** START OF Data extract **

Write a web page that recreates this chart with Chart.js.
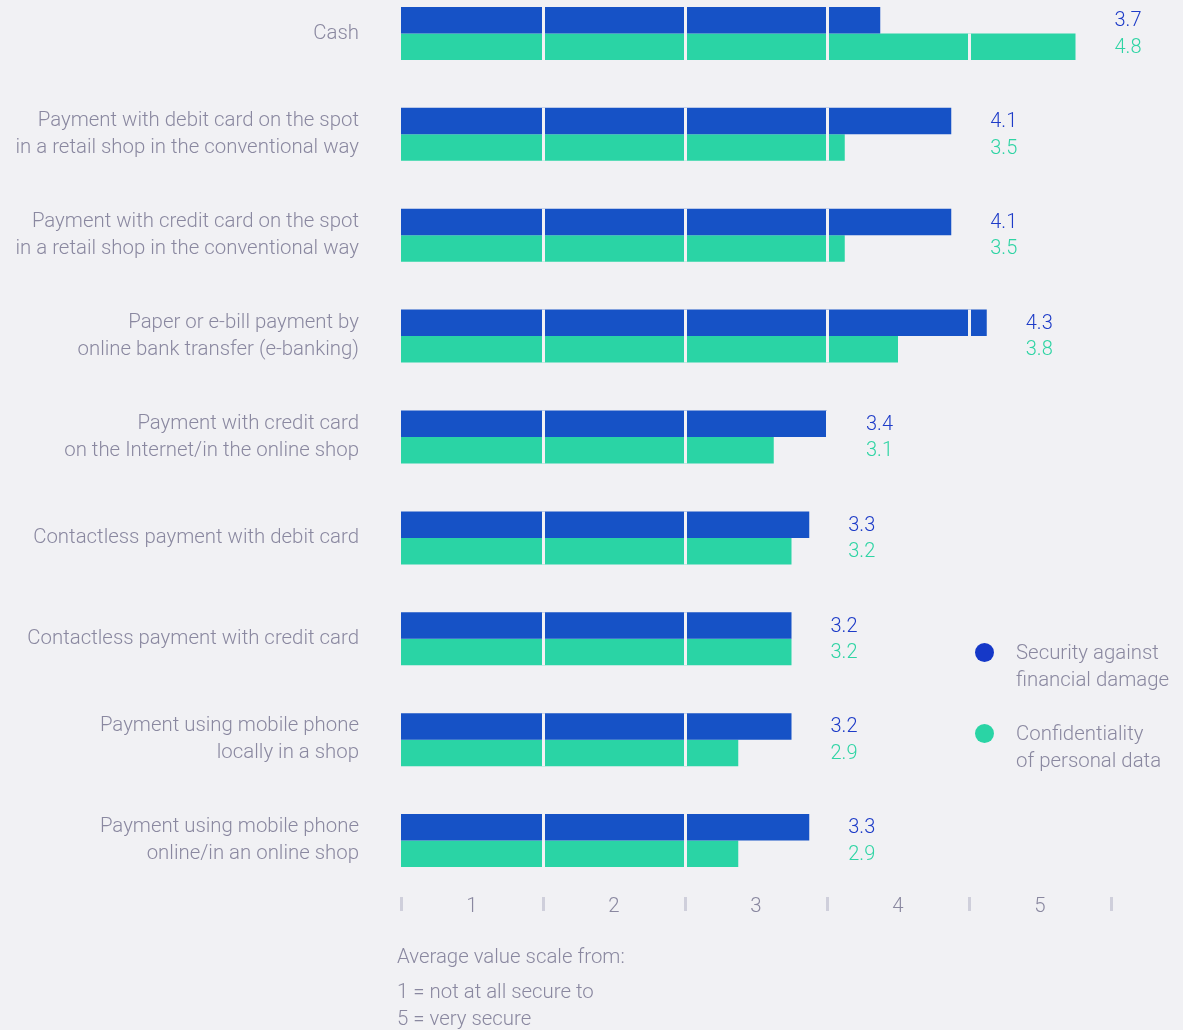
<!DOCTYPE html>
<html>
<head>
<meta charset="utf-8">
<script src="https://cdn.jsdelivr.net/npm/chart.js@4/dist/chart.umd.min.js"></script>
<style>
  html, body { margin: 0; padding: 0; background: #f1f1f4; width: 1183px; height: 1030px; overflow: hidden; }
  body { font-family: Roboto, "Noto Sans", sans-serif; font-weight: 300; color: #8a88a0; position: relative; }
  #wrap { position: absolute; left: 0; top: -17px; width: 1183px; height: 1047px; }
  .legend-item { position: absolute; left: 1016px; font-size: 20.4px; line-height: 27px; white-space: nowrap; }
  .legend-item .dot { position: absolute; left: -41px; top: 4px; width: 19px; height: 19px; border-radius: 50%; }
  .note { position: absolute; left: 397px; font-size: 20.4px; line-height: 27px; white-space: nowrap; }
</style>
</head>
<body>
<div id="wrap"><canvas id="chart"></canvas></div>
<div class="legend-item" style="top:639px"><span class="dot" style="background:#1538c8"></span>Security against<br>financial damage</div>
<div class="legend-item" style="top:720px"><span class="dot" style="background:#2ad4a5"></span>Confidentiality<br>of personal data</div>
<div class="note" style="top:943px">Average value scale from:</div>
<div class="note" style="top:978px">1 = not at all secure to<br>5 = very secure</div>
<script>
// Payment methods, top to bottom
const categories = [
  'Cash',
  ['Payment with debit card on the spot', 'in a retail shop in the conventional way'],
  ['Payment with credit card on the spot', 'in a retail shop in the conventional way'],
  ['Paper or e-bill payment by', 'online bank transfer (e-banking)'],
  ['Payment with credit card', 'on the Internet/in the online shop'],
  'Contactless payment with debit card',
  'Contactless payment with credit card',
  ['Payment using mobile phone', 'locally in a shop'],
  ['Payment using mobile phone', 'online/in an online shop']
];

const seriesNames = ['Security against financial damage', 'Confidentiality of personal data'];

// Average ratings on the 1–5 scale
const security        = [3.7, 4.1, 4.1, 4.3, 3.4, 3.3, 3.2, 3.2, 3.3];
const confidentiality = [4.8, 3.5, 3.5, 3.8, 3.1, 3.2, 3.2, 2.9, 2.9];

// Scale labels, each centred in one of five equal bands
const tickLabels = ['1', '2', '3', '4', '5'];

const SCALE_MIN = 1, SCALE_MAX = 5;
const BAR_COLORS = ['#1652c6', '#2ad4a5'];
const LABEL_COLORS = ['#1e3cc8', '#2fd4a4'];
const GRAY = '#8a88a0';
const BG = '#f1f1f4';
const FONT = 'Roboto, "Noto Sans", sans-serif';
const FONT_SIZE = 20.4;

// band edges (even ticks) and band centres (odd ticks)
function bandTicks() {
  const n = tickLabels.length;
  const step = (SCALE_MAX - SCALE_MIN) / n;
  const out = [];
  for (let i = 0; i <= 2 * n; i++) out.push({ value: SCALE_MIN + i * step / 2 });
  return out;
}

// Light separators across the bars at each band edge, then value labels
const barDecorations = {
  id: 'barDecorations',
  afterDatasetsDraw(chart) {
    const { ctx } = chart;
    const x = chart.scales.x;
    const metas = chart.data.datasets.map((_, i) => chart.getDatasetMeta(i));

    ctx.save();
    ctx.beginPath();
    metas.forEach(m => m.data.forEach(el => {
      const p = el.getProps(['x', 'y', 'base', 'height'], true);
      ctx.rect(p.base, p.y - p.height / 2, p.x - p.base, p.height);
    }));
    ctx.clip();
    ctx.strokeStyle = BG;
    ctx.lineWidth = 3;
    x.ticks.forEach((t, i) => {
      if (i % 2 !== 0 || i === 0 || i === x.ticks.length - 1) return;
      const px = Math.round(x.getPixelForValue(t.value)) + 0.5;
      ctx.beginPath();
      ctx.moveTo(px, chart.chartArea.top);
      ctx.lineTo(px, chart.chartArea.bottom);
      ctx.stroke();
    });
    ctx.restore();

    ctx.save();
    ctx.font = '300 20px ' + FONT;
    ctx.textAlign = 'left';
    ctx.textBaseline = 'middle';
    categories.forEach((_, idx) => {
      const ends = metas.map(m => m.data[idx].x);
      const lx = Math.max(...ends) + 39;
      metas.forEach((m, d) => {
        ctx.fillStyle = LABEL_COLORS[d];
        ctx.fillText(chart.data.datasets[d].data[idx].toFixed(1), lx, m.data[idx].y + 1);
      });
    });
    ctx.restore();
  }
};

new Chart(document.getElementById('chart'), {
  type: 'bar',
  data: {
    labels: categories,
    datasets: [
      { label: seriesNames[0], data: security, backgroundColor: BAR_COLORS[0], borderWidth: 0 },
      { label: seriesNames[1], data: confidentiality, backgroundColor: BAR_COLORS[1], borderWidth: 0 }
    ]
  },
  options: {
    indexAxis: 'y',
    responsive: true,
    maintainAspectRatio: false,
    animation: false,
    categoryPercentage: 0.5254,
    barPercentage: 1,
    layout: { padding: { left: 0, right: 72, top: 0, bottom: 99 } },
    plugins: { legend: { display: false }, tooltip: { enabled: false } },
    scales: {
      y: {
        type: 'category',
        offset: true,
        grid: { display: false, drawTicks: false },
        border: { display: false },
        afterFit(scale) {
          scale.width = 401;
          scale.paddingTop = 0;
          scale.paddingBottom = 0;
        },
        ticks: {
          color: GRAY,
          padding: 42,
          font: { family: FONT, size: FONT_SIZE, weight: 300, lineHeight: 27 / FONT_SIZE }
        }
      },
      x: {
        type: 'linear',
        min: SCALE_MIN,
        max: SCALE_MAX,
        afterBuildTicks(scale) { scale.ticks = bandTicks(); },
        afterFit(scale) {
          scale.height = 40;
          scale.paddingTop = 0;
          scale.paddingBottom = 0;
          scale.paddingLeft = 0;
          scale.paddingRight = 0;
        },
        border: { display: false },
        grid: {
          drawOnChartArea: false,
          drawTicks: true,
          tickLength: 20,
          tickWidth: 3,
          tickBorderDash: [0, 6, 14, 60],
          tickColor: c => (c.index % 2 === 0 ? '#cfcfdb' : 'rgba(0,0,0,0)')
        },
        ticks: {
          autoSkip: false,
          maxRotation: 0,
          padding: -15.9,
          color: GRAY,
          font: { family: FONT, size: FONT_SIZE, weight: 300 },
          callback: (v, i) => (i % 2 === 1 ? tickLabels[(i - 1) / 2] : '')
        }
      }
    }
  },
  plugins: [barDecorations]
});
</script>
</body>
</html>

** END OF Data extract **

**Instructions for the task**:
Write out again every line above exactly as given; the pictures do not belong in the copy.

**Task response**:
Write a web page that recreates this chart with Chart.js.
<!DOCTYPE html>
<html>
<head>
<meta charset="utf-8">
<script src="https://cdn.jsdelivr.net/npm/chart.js@4/dist/chart.umd.min.js"></script>
<style>
  html, body { margin: 0; padding: 0; background: #f1f1f4; width: 1183px; height: 1030px; overflow: hidden; }
  body { font-family: Roboto, "Noto Sans", sans-serif; font-weight: 300; color: #8a88a0; position: relative; }
  #wrap { position: absolute; left: 0; top: -17px; width: 1183px; height: 1047px; }
  .legend-item { position: absolute; left: 1016px; font-size: 20.4px; line-height: 27px; white-space: nowrap; }
  .legend-item .dot { position: absolute; left: -41px; top: 4px; width: 19px; height: 19px; border-radius: 50%; }
  .note { position: absolute; left: 397px; font-size: 20.4px; line-height: 27px; white-space: nowrap; }
</style>
</head>
<body>
<div id="wrap"><canvas id="chart"></canvas></div>
<div class="legend-item" style="top:639px"><span class="dot" style="background:#1538c8"></span>Security against<br>financial damage</div>
<div class="legend-item" style="top:720px"><span class="dot" style="background:#2ad4a5"></span>Confidentiality<br>of personal data</div>
<div class="note" style="top:943px">Average value scale from:</div>
<div class="note" style="top:978px">1 = not at all secure to<br>5 = very secure</div>
<script>
// Payment methods, top to bottom
const categories = [
  'Cash',
  ['Payment with debit card on the spot', 'in a retail shop in the conventional way'],
  ['Payment with credit card on the spot', 'in a retail shop in the conventional way'],
  ['Paper or e-bill payment by', 'online bank transfer (e-banking)'],
  ['Payment with credit card', 'on the Internet/in the online shop'],
  'Contactless payment with debit card',
  'Contactless payment with credit card',
  ['Payment using mobile phone', 'locally in a shop'],
  ['Payment using mobile phone', 'online/in an online shop']
];

const seriesNames = ['Security against financial damage', 'Confidentiality of personal data'];

// Average ratings on the 1–5 scale
const security        = [3.7, 4.1, 4.1, 4.3, 3.4, 3.3, 3.2, 3.2, 3.3];
const confidentiality = [4.8, 3.5, 3.5, 3.8, 3.1, 3.2, 3.2, 2.9, 2.9];

// Scale labels, each centred in one of five equal bands
const tickLabels = ['1', '2', '3', '4', '5'];

const SCALE_MIN = 1, SCALE_MAX = 5;
const BAR_COLORS = ['#1652c6', '#2ad4a5'];
const LABEL_COLORS = ['#1e3cc8', '#2fd4a4'];
const GRAY = '#8a88a0';
const BG = '#f1f1f4';
const FONT = 'Roboto, "Noto Sans", sans-serif';
const FONT_SIZE = 20.4;

// band edges (even ticks) and band centres (odd ticks)
function bandTicks() {
  const n = tickLabels.length;
  const step = (SCALE_MAX - SCALE_MIN) / n;
  const out = [];
  for (let i = 0; i <= 2 * n; i++) out.push({ value: SCALE_MIN + i * step / 2 });
  return out;
}

// Light separators across the bars at each band edge, then value labels
const barDecorations = {
  id: 'barDecorations',
  afterDatasetsDraw(chart) {
    const { ctx } = chart;
    const x = chart.scales.x;
    const metas = chart.data.datasets.map((_, i) => chart.getDatasetMeta(i));

    ctx.save();
    ctx.beginPath();
    metas.forEach(m => m.data.forEach(el => {
      const p = el.getProps(['x', 'y', 'base', 'height'], true);
      ctx.rect(p.base, p.y - p.height / 2, p.x - p.base, p.height);
    }));
    ctx.clip();
    ctx.strokeStyle = BG;
    ctx.lineWidth = 3;
    x.ticks.forEach((t, i) => {
      if (i % 2 !== 0 || i === 0 || i === x.ticks.length - 1) return;
      const px = Math.round(x.getPixelForValue(t.value)) + 0.5;
      ctx.beginPath();
      ctx.moveTo(px, chart.chartArea.top);
      ctx.lineTo(px, chart.chartArea.bottom);
      ctx.stroke();
    });
    ctx.restore();

    ctx.save();
    ctx.font = '300 20px ' + FONT;
    ctx.textAlign = 'left';
    ctx.textBaseline = 'middle';
    categories.forEach((_, idx) => {
      const ends = metas.map(m => m.data[idx].x);
      const lx = Math.max(...ends) + 39;
      metas.forEach((m, d) => {
        ctx.fillStyle = LABEL_COLORS[d];
        ctx.fillText(chart.data.datasets[d].data[idx].toFixed(1), lx, m.data[idx].y + 1);
      });
    });
    ctx.restore();
  }
};

new Chart(document.getElementById('chart'), {
  type: 'bar',
  data: {
    labels: categories,
    datasets: [
      { label: seriesNames[0], data: security, backgroundColor: BAR_COLORS[0], borderWidth: 0 },
      { label: seriesNames[1], data: confidentiality, backgroundColor: BAR_COLORS[1], borderWidth: 0 }
    ]
  },
  options: {
    indexAxis: 'y',
    responsive: true,
    maintainAspectRatio: false,
    animation: false,
    categoryPercentage: 0.5254,
    barPercentage: 1,
    layout: { padding: { left: 0, right: 72, top: 0, bottom: 99 } },
    plugins: { legend: { display: false }, tooltip: { enabled: false } },
    scales: {
      y: {
        type: 'category',
        offset: true,
        grid: { display: false, drawTicks: false },
        border: { display: false },
        afterFit(scale) {
          scale.width = 401;
          scale.paddingTop = 0;
          scale.paddingBottom = 0;
        },
        ticks: {
          color: GRAY,
          padding: 42,
          font: { family: FONT, size: FONT_SIZE, weight: 300, lineHeight: 27 / FONT_SIZE }
        }
      },
      x: {
        type: 'linear',
        min: SCALE_MIN,
        max: SCALE_MAX,
        afterBuildTicks(scale) { scale.ticks = bandTicks(); },
        afterFit(scale) {
          scale.height = 40;
          scale.paddingTop = 0;
          scale.paddingBottom = 0;
          scale.paddingLeft = 0;
          scale.paddingRight = 0;
        },
        border: { display: false },
        grid: {
          drawOnChartArea: false,
          drawTicks: true,
          tickLength: 20,
          tickWidth: 3,
          tickBorderDash: [0, 6, 14, 60],
          tickColor: c => (c.index % 2 === 0 ? '#cfcfdb' : 'rgba(0,0,0,0)')
        },
        ticks: {
          autoSkip: false,
          maxRotation: 0,
          padding: -15.9,
          color: GRAY,
          font: { family: FONT, size: FONT_SIZE, weight: 300 },
          callback: (v, i) => (i % 2 === 1 ? tickLabels[(i - 1) / 2] : '')
        }
      }
    }
  },
  plugins: [barDecorations]
});
</script>
</body>
</html>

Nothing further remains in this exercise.